Dabei ist bekannt, wie eine Trendwende bewirkt werden kann. „Damit ihre Bestände wieder ansteigen, brauchen Rebhühner und andere Feld- und Wiesenvögel vor allem zehn Prozent der jeweiligen Agrarflächen ohne Bewirtschaftung“, sagt Konstantin Kreiser, NABU-Leiter für globale und EU-Naturschutzpolitik. Nur so finden diese Vögel wieder genug Nahrung und können in Ruhe brüten.
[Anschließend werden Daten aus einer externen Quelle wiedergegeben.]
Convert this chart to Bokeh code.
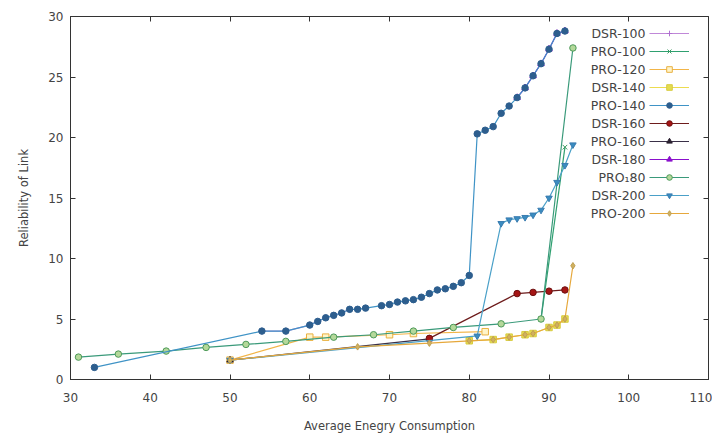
from bokeh.plotting import figure
from bokeh.models import Range1d, LinearAxis, Legend, LegendItem, FixedTicker, CustomJSTickFormatter, Label
from bokeh.embed import file_html
from bokeh.resources import INLINE

# ---- data ----
x_ticks = [30, 40, 50, 60, 70, 80, 90, 100, 110]
y_ticks = [0, 5, 10, 15, 20, 25, 30]

# some series lie hidden under others in the reference (same values as the visible ones)
dsr100_x = [54, 57, 60, 61, 62, 63, 64, 65]
dsr100_y = [4.0, 4.0, 4.5, 4.8, 5.1, 5.3, 5.5, 5.8]
pro100_x = [89, 92]
pro100_y = [5.0, 19.2]
pro120_x = [50, 60, 62, 70, 73, 82]
pro120_y = [1.6, 3.5, 3.5, 3.7, 3.8, 3.95]
dsr140_x = [80, 83, 85, 87, 88, 90, 91, 92]
dsr140_y = [3.2, 3.3, 3.5, 3.7, 3.8, 4.3, 4.5, 5.0]
pro140_x = [33, 54, 57, 60, 61, 62, 63, 64, 65, 66, 67, 69, 70, 71, 72, 73, 74, 75, 76, 77, 78, 79, 80,
            81, 82, 83, 84, 85, 86, 87, 88, 89, 90, 91, 92]
pro140_y = [1.0, 4.0, 4.0, 4.5, 4.8, 5.1, 5.3, 5.5, 5.8, 5.8, 5.9, 6.1, 6.2, 6.4, 6.5, 6.6, 6.8, 7.1, 7.4, 7.5, 7.7, 8.0, 8.6,
            20.3, 20.6, 20.9, 22.0, 22.6, 23.3, 24.1, 25.1, 26.1, 27.3, 28.6, 28.8]
dsr160_x = [75, 86, 88, 90, 92]
dsr160_y = [3.4, 7.1, 7.2, 7.3, 7.4]
pro160_x = [50, 75]
pro160_y = [1.6, 3.35]
dsr180_x = [86, 87, 88, 89, 90, 91, 92]
dsr180_y = [23.3, 24.1, 25.1, 26.1, 27.3, 28.6, 28.8]
pro180_x = [31, 36, 42, 47, 52, 57, 63, 68, 73, 78, 84, 89, 93]
pro180_y = [1.85, 2.1, 2.35, 2.65, 2.9, 3.15, 3.5, 3.7, 4.0, 4.3, 4.6, 5.0, 27.4]
dsr200_x = [50, 81, 84, 85, 86, 87, 88, 89, 90, 91, 92, 93]
dsr200_y = [1.6, 3.6, 12.9, 13.2, 13.3, 13.4, 13.6, 14.0, 15.0, 16.3, 17.7, 19.4]
pro200_x = [50, 66, 75, 80, 83, 85, 87, 88, 90, 91, 92, 93]
pro200_y = [1.6, 2.7, 3.0, 3.2, 3.3, 3.5, 3.7, 3.8, 4.3, 4.5, 5.0, 9.4]

FONT = "DejaVu Sans"

p = figure(width=712, height=435, output_backend="svg", toolbar_location=None,
           x_range=Range1d(30, 110), y_range=Range1d(0, 30),
           min_border_left=70, min_border_right=4, min_border_top=16, min_border_bottom=50)
p.xgrid.visible = False
p.ygrid.visible = False
p.outline_line_color = "#333333"
p.outline_line_width = 1
p.background_fill_color = "white"
p.border_fill_color = "white"

for ax in (p.xaxis[0], p.yaxis[0]):
    ax.major_tick_in = 5
    ax.major_tick_out = 0
    ax.minor_tick_line_color = None
    ax.axis_line_color = "#333333"
    ax.major_tick_line_color = "#333333"
    ax.major_label_text_font = FONT
    ax.major_label_text_font_size = "12px"
    ax.major_label_text_color = "#444444"
    ax.axis_label_text_font = FONT
    ax.axis_label_text_font_size = "11.5px"
    ax.axis_label_text_font_style = "normal"
    ax.axis_label_text_color = "#444444"

p.xaxis[0].ticker = FixedTicker(ticks=x_ticks)
p.yaxis[0].ticker = FixedTicker(ticks=y_ticks)
p.xaxis[0].axis_label = "Average Enegry Consumption"
p.yaxis[0].axis_label = "Reliability of Link"
p.xaxis[0].major_label_standoff = 13
p.xaxis[0].axis_label_standoff = 14
p.yaxis[0].major_label_standoff = 7
p.yaxis[0].axis_label_standoff = 14

# mirrored tick marks on top and right (no labels)
blank = CustomJSTickFormatter(code="return ''")
top = LinearAxis(ticker=FixedTicker(ticks=x_ticks), major_tick_in=5, major_tick_out=0,
                 minor_tick_line_color=None, formatter=blank, major_label_standoff=0,
                 axis_line_color=None, major_tick_line_color="#333333")
right = LinearAxis(ticker=FixedTicker(ticks=y_ticks), major_tick_in=5, major_tick_out=0,
                   minor_tick_line_color=None, formatter=blank, major_label_standoff=0,
                   axis_line_color=None, major_tick_line_color="#333333")
p.add_layout(top, "above")
p.add_layout(right, "right")

series = [
    ("DSR-100", dsr100_x, dsr100_y, "#c088d8", "cross", "#c088d8", "#b070d0"),
    ("PRO-100", pro100_x, pro100_y, "#2fa070", "x", "#3c9a60", "#3c9a60"),
    ("PRO-120", pro120_x, pro120_y, "#f2b548", "square", "#fff4c8", "#e8b040"),
    ("DSR-140", dsr140_x, dsr140_y, "#ecdc50", "square", "#e4dc50", "#d8cc40"),
    ("PRO-140", pro140_x, pro140_y, "#3f93c6", "circle", "#2d5e8e", "#2d5e8e"),
    ("DSR-160", dsr160_x, dsr160_y, "#6e1c1c", "circle", "#a51515", "#6e1010"),
    ("PRO-160", pro160_x, pro160_y, "#3a3048", "triangle", "#2a2030", "#2a2030"),
    ("DSR-180", dsr180_x, dsr180_y, "#8a10cc", "triangle", "#8a10cc", "#8a10cc"),
    ("PRO\u208180", pro180_x, pro180_y, "#3a9a7a", "circle", "#b4d89a", "#4d9a5a"),
    ("DSR-200", dsr200_x, dsr200_y, "#4aa0c8", "inverted_triangle", "#3a8cc0", "#3a7cb0"),
    ("PRO-200", pro200_x, pro200_y, "#e6a83c", "diamond", "#d0b060", "#c0a050"),
]

# draw order: the series hidden in the reference go underneath
draw_order = ["DSR-100", "DSR-180", "DSR-140", "PRO-120", "PRO-160", "DSR-160", "PRO-100",
              "PRO\u208180", "DSR-200", "PRO-200", "PRO-140"]
renderers = {}
for name in draw_order:
    _, xs, ys, lc, mk, fc, ec = next(s for s in series if s[0] == name)
    lr = p.line(xs, ys, line_color=lc, line_width=1.2)
    sr = p.scatter(xs, ys, marker=mk, size=6.5, fill_color=fc, line_color=ec, line_width=1)
    renderers[name] = [lr, sr]

# gnuplot-style key: right-aligned label, then the line sample on its right
items = [LegendItem(label="", renderers=renderers[s[0]]) for s in series]
legend = Legend(items=items, location=(579, 159), orientation="vertical",
                background_fill_alpha=0, border_line_color=None,
                label_text_font_size="1px", label_width=0, label_height=14,
                glyph_width=40, glyph_height=14, spacing=4,
                padding=4, label_standoff=0, margin=0)
p.add_layout(legend, "center")

for i, s in enumerate(series):
    p.add_layout(Label(x=575, y=346 - 18 * i, x_units="screen", y_units="screen",
                       text=s[0], text_align="right", text_baseline="middle",
                       text_font=FONT, text_font_size="12.5px", text_color="#444444"))

open("out.html", "w").write(file_html(p, INLINE))
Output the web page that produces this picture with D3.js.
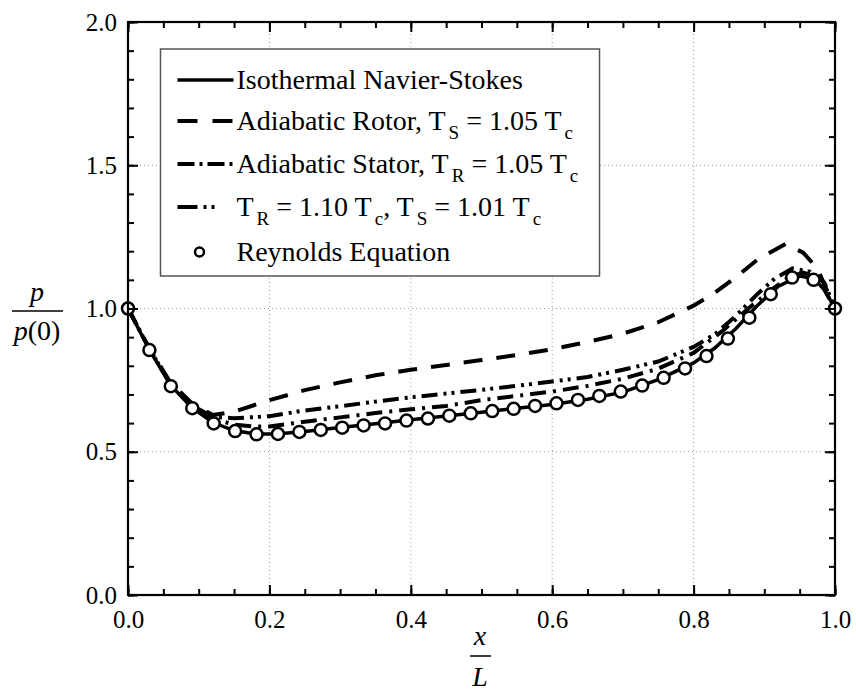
<!DOCTYPE html>
<html>
<head>
<meta charset="utf-8">
<script src="https://cdn.jsdelivr.net/npm/d3@7"></script>
<style>
  body { margin: 0; background: #fff; }
  svg text { font-family: "Liberation Serif", "Times New Roman", Times, serif; fill: #000; }
</style>
</head>
<body>
<div class="chart"></div>
<script>
// Isothermal Navier-Stokes (solid)
var isoX = [0, 0.03, 0.06, 0.09, 0.12, 0.15, 0.18, 0.21, 0.25, 0.30, 0.35, 0.40, 0.45, 0.50, 0.55, 0.60, 0.65, 0.70, 0.75, 0.80, 0.83, 0.86, 0.89, 0.92, 0.95, 0.97, 0.985, 1.0];
var isoY = [1.0, 0.857, 0.733, 0.655, 0.602, 0.574, 0.562, 0.562, 0.571, 0.585, 0.598, 0.612, 0.625, 0.638, 0.652, 0.665, 0.683, 0.708, 0.752, 0.81, 0.862, 0.93, 1.01, 1.078, 1.113, 1.105, 1.065, 1.0];

// Adiabatic rotor (dashed)
var rotorX = [0, 0.03, 0.06, 0.09, 0.12, 0.15, 0.20, 0.25, 0.30, 0.35, 0.40, 0.45, 0.50, 0.55, 0.60, 0.65, 0.70, 0.75, 0.80, 0.83, 0.86, 0.89, 0.93, 0.955, 0.975, 1.0];
var rotorY = [1.0, 0.862, 0.742, 0.67, 0.628, 0.64, 0.68, 0.715, 0.742, 0.767, 0.786, 0.803, 0.82, 0.838, 0.858, 0.883, 0.912, 0.952, 1.01, 1.055, 1.11, 1.17, 1.225, 1.195, 1.14, 1.0];

// Adiabatic stator (dash-dot)
var statorX = [0, 0.03, 0.06, 0.09, 0.12, 0.15, 0.18, 0.20, 0.25, 0.30, 0.35, 0.40, 0.45, 0.50, 0.55, 0.60, 0.65, 0.70, 0.75, 0.80, 0.84, 0.88, 0.91, 0.935, 0.955, 0.975, 1.0];
var statorY = [1.0, 0.86, 0.737, 0.662, 0.615, 0.595, 0.588, 0.588, 0.605, 0.62, 0.635, 0.648, 0.66, 0.68, 0.695, 0.71, 0.73, 0.755, 0.79, 0.845, 0.92, 1.005, 1.065, 1.11, 1.125, 1.11, 1.0];

// T_R = 1.10 Tc, T_S = 1.01 Tc (dash-dot-dot)
var bothX = [0, 0.03, 0.06, 0.09, 0.12, 0.15, 0.20, 0.25, 0.30, 0.35, 0.40, 0.45, 0.50, 0.55, 0.60, 0.65, 0.70, 0.75, 0.80, 0.83, 0.86, 0.89, 0.915, 0.94, 0.965, 0.985, 1.0];
var bothY = [1.0, 0.86, 0.737, 0.662, 0.622, 0.617, 0.624, 0.644, 0.659, 0.675, 0.69, 0.703, 0.716, 0.73, 0.745, 0.761, 0.786, 0.815, 0.866, 0.91, 0.975, 1.05, 1.105, 1.14, 1.128, 1.09, 1.0];

// Reynolds equation (circles), x = i/33
var reyX = [0, 0.0303, 0.0606, 0.0909, 0.1212, 0.1515, 0.1818, 0.2121, 0.2424, 0.2727, 0.3030, 0.3333, 0.3636, 0.3939, 0.4242, 0.4545, 0.4848, 0.5152, 0.5455, 0.5758, 0.6061, 0.6364, 0.6667, 0.6970, 0.7273, 0.7576, 0.7879, 0.8182, 0.8485, 0.8788, 0.9091, 0.9394, 0.9697, 1.0];
var reyY = [1.0, 0.855, 0.729, 0.652, 0.599, 0.572, 0.561, 0.562, 0.569, 0.576, 0.584, 0.592, 0.599, 0.609, 0.616, 0.626, 0.634, 0.642, 0.650, 0.660, 0.669, 0.681, 0.695, 0.710, 0.731, 0.758, 0.791, 0.834, 0.895, 0.968, 1.050, 1.108, 1.100, 1.0];

var xTicks = [0, 0.2, 0.4, 0.6, 0.8, 1.0];
var yTicks = [0, 0.5, 1.0, 1.5, 2.0];

var W = 856, H = 692;
var margin = {top: 22, right: 21, bottom: 97, left: 128};
var width = W - margin.left - margin.right, height = H - margin.top - margin.bottom;
var serif = "'Liberation Serif', 'Times New Roman', Times, serif";

var svg = d3.select(".chart").append("svg")
  .attr("width", W).attr("height", H)
  .attr("font-family", serif)
  .append("g")
  .attr("transform", "translate(" + margin.left + "," + margin.top + ")");

var x = d3.scaleLinear().domain([0, 1]).range([0, width]);
var y = d3.scaleLinear().domain([0, 2]).range([height, 0]);

// grid
svg.append("g").selectAll("line").data(xTicks.slice(1, -1)).enter().append("line")
  .attr("x1", function(d) { return x(d); }).attr("x2", function(d) { return x(d); })
  .attr("y1", 0).attr("y2", height)
  .attr("stroke", "#999").attr("stroke-width", 1).attr("stroke-dasharray", "1,3");
svg.append("g").selectAll("line").data(yTicks.slice(1, -1)).enter().append("line")
  .attr("y1", function(d) { return y(d); }).attr("y2", function(d) { return y(d); })
  .attr("x1", 0).attr("x2", width)
  .attr("stroke", "#999").attr("stroke-width", 1).attr("stroke-dasharray", "1,3");

function pts(xs, ys) { return xs.map(function(d, i) { return [d, ys[i]]; }); }
var line = d3.line().x(function(d) { return x(d[0]); }).y(function(d) { return y(d[1]); });

var series = [
  {data: pts(bothX, bothY), dash: "16,6,3,5,3,6", w: 4},
  {data: pts(statorX, statorY), dash: "16,7,3,7", w: 4},
  {data: pts(rotorX, rotorY), dash: "19,14", w: 4},
  {data: pts(isoX, isoY), dash: null, w: 3.5}
];

svg.selectAll(".curve").data(series).enter().append("path")
  .attr("class", "curve")
  .attr("d", function(d) { return line(d.data); })
  .attr("fill", "none").attr("stroke", "#000")
  .attr("stroke-width", function(d) { return d.w; })
  .attr("stroke-dasharray", function(d) { return d.dash; });

svg.selectAll(".rey").data(pts(reyX, reyY)).enter().append("circle")
  .attr("class", "rey")
  .attr("cx", function(d) { return x(d[0]); })
  .attr("cy", function(d) { return y(d[1]); })
  .attr("r", 6).attr("fill", "#fff").attr("stroke", "#000").attr("stroke-width", 2.5);

// axes: ticks inward on all four sides
function drawAxis(axis, tr) {
  var g = svg.append("g").attr("transform", tr).call(axis);
  g.attr("font-family", serif);
  g.select(".domain").remove();
  g.selectAll("line").attr("stroke", "#000").attr("stroke-width", 2);
  return g;
}
var xMinor = d3.range(0, 1.0001, 0.05);
var yMinor = d3.range(0, 2.0001, 0.1);

drawAxis(d3.axisBottom(x).tickValues(xMinor).tickSize(-6).tickFormat(""), "translate(0," + height + ")");
drawAxis(d3.axisTop(x).tickValues(xMinor).tickSize(-6).tickFormat(""), "translate(0,0)");
drawAxis(d3.axisLeft(y).tickValues(yMinor).tickSize(-6).tickFormat(""), "translate(0,0)");
drawAxis(d3.axisRight(y).tickValues(yMinor).tickSize(-6).tickFormat(""), "translate(" + width + ",0)");

var xb = drawAxis(d3.axisBottom(x).tickValues(xTicks).tickSize(-10).tickPadding(24).tickFormat(d3.format(".1f")), "translate(0," + height + ")");
xb.selectAll("text").attr("font-size", 25).attr("dy", "0.35em");
drawAxis(d3.axisTop(x).tickValues(xTicks).tickSize(-10).tickFormat(""), "translate(0,0)");
var yl = drawAxis(d3.axisLeft(y).tickValues(yTicks).tickSize(-10).tickPadding(11).tickFormat(d3.format(".1f")), "translate(0,0)");
yl.selectAll("text").attr("font-size", 25);
drawAxis(d3.axisRight(y).tickValues(yTicks).tickSize(-10).tickFormat(""), "translate(" + width + ",0)");

svg.append("rect").attr("x", 0).attr("y", 0).attr("width", width).attr("height", height)
  .attr("fill", "none").attr("stroke", "#000").attr("stroke-width", 2.2);

// legend
var lg = svg.append("g").attr("transform", "translate(" + (160.5 - margin.left) + "," + (49 - margin.top) + ")");
lg.append("rect").attr("width", 439).attr("height", 227)
  .attr("fill", "#fff").attr("stroke", "#555").attr("stroke-width", 1.5);

var legendRows = [
  {y: 31, dash: null, w: 3.5, parts: [["Isothermal Navier-Stokes"]]},
  {y: 72, dash: "20,15", w: 4, parts: [["Adiabatic Rotor, T"], ["S", 1], [" = 1.05 T"], ["c", 1]]},
  {y: 115, dash: "17,5,3,5,17,5,3", w: 4, parts: [["Adiabatic Stator, T"], ["R", 1], [" = 1.05 T"], ["c", 1]]},
  {y: 158, dash: "20,6,3,5,3,30", w: 4, parts: [["T"], ["R", 1], [" = 1.10 T"], ["c", 1], [", T"], ["S", 1], [" = 1.01 T"], ["c", 1]]},
  {y: 203, marker: true, parts: [["Reynolds Equation"]]}
];

legendRows.forEach(function(r) {
  if (r.marker) {
    lg.append("circle").attr("cx", 39).attr("cy", r.y).attr("r", 4.5)
      .attr("fill", "#fff").attr("stroke", "#000").attr("stroke-width", 2.5);
  } else {
    lg.append("line").attr("x1", 17).attr("x2", 73).attr("y1", r.y).attr("y2", r.y)
      .attr("stroke", "#000").attr("stroke-width", r.w).attr("stroke-dasharray", r.dash);
  }
  var t = lg.append("text").attr("x", 76).attr("y", r.y + 9).attr("font-size", 28);
  var shifted = false;
  r.parts.forEach(function(p) {
    var sp = t.append("tspan").text(p[0]);
    if (p[1]) { sp.attr("font-size", 19).attr("dy", 9).attr("dx", 3); shifted = true; }
    else if (shifted) { sp.attr("dy", -9); shifted = false; }
  });
});

// axis titles as fractions
var ylab = svg.append("g").attr("transform", "translate(" + (37 - margin.left) + "," + (311 - margin.top) + ")");
ylab.append("text").attr("x", 0).attr("y", -10).attr("text-anchor", "middle")
  .attr("font-size", 28).attr("font-style", "italic").text("p");
ylab.append("line").attr("x1", -25).attr("x2", 26).attr("y1", 0).attr("y2", 0)
  .attr("stroke", "#000").attr("stroke-width", 1.5);
var den = ylab.append("text").attr("x", 0).attr("y", 29).attr("text-anchor", "middle").attr("font-size", 28);
den.append("tspan").attr("font-style", "italic").text("p");
den.append("tspan").text("(0)");

var xlab = svg.append("g").attr("transform", "translate(" + (480 - margin.left) + "," + (656 - margin.top) + ")");
xlab.append("text").attr("x", 0).attr("y", -11).attr("text-anchor", "middle")
  .attr("font-size", 28).attr("font-style", "italic").text("x");
xlab.append("line").attr("x1", -10).attr("x2", 11).attr("y1", 0).attr("y2", 0)
  .attr("stroke", "#000").attr("stroke-width", 1.5);
xlab.append("text").attr("x", 0).attr("y", 30).attr("text-anchor", "middle")
  .attr("font-size", 28).attr("font-style", "italic").text("L");
</script>
</body>
</html>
Wegen der Untätigkeit der Behörden hatte der NABU am 2. Oktober 2020 Beschwerde bei der EU-Kommission gegen Deutschland eingelegt, weil es die EU-Vogelschutzrichtlinie verletzt. „Ein Urteil des Europäischen Gerichtshofs könnte die nichtproduktiven Flächenanteile dann erzwingen.“
Hintergrundinfos zum „State of Nature Report“:
Alle sechs Jahre bündelt der „State of Nature Report“ die Monitoring-Daten aller EU-Länder zum Zustand von geschützten Lebensräumen und Arten, darunter auch alle wildlebenden Vogelarten. Die Bundesregierung hat als Beitrag dazu ihren Nationalen Vogelschutzbericht bereits 2019 an die EU-Kommission übermittelt. Die Daten berücksichtigen die Entwicklungen bis zum Jahr 2016.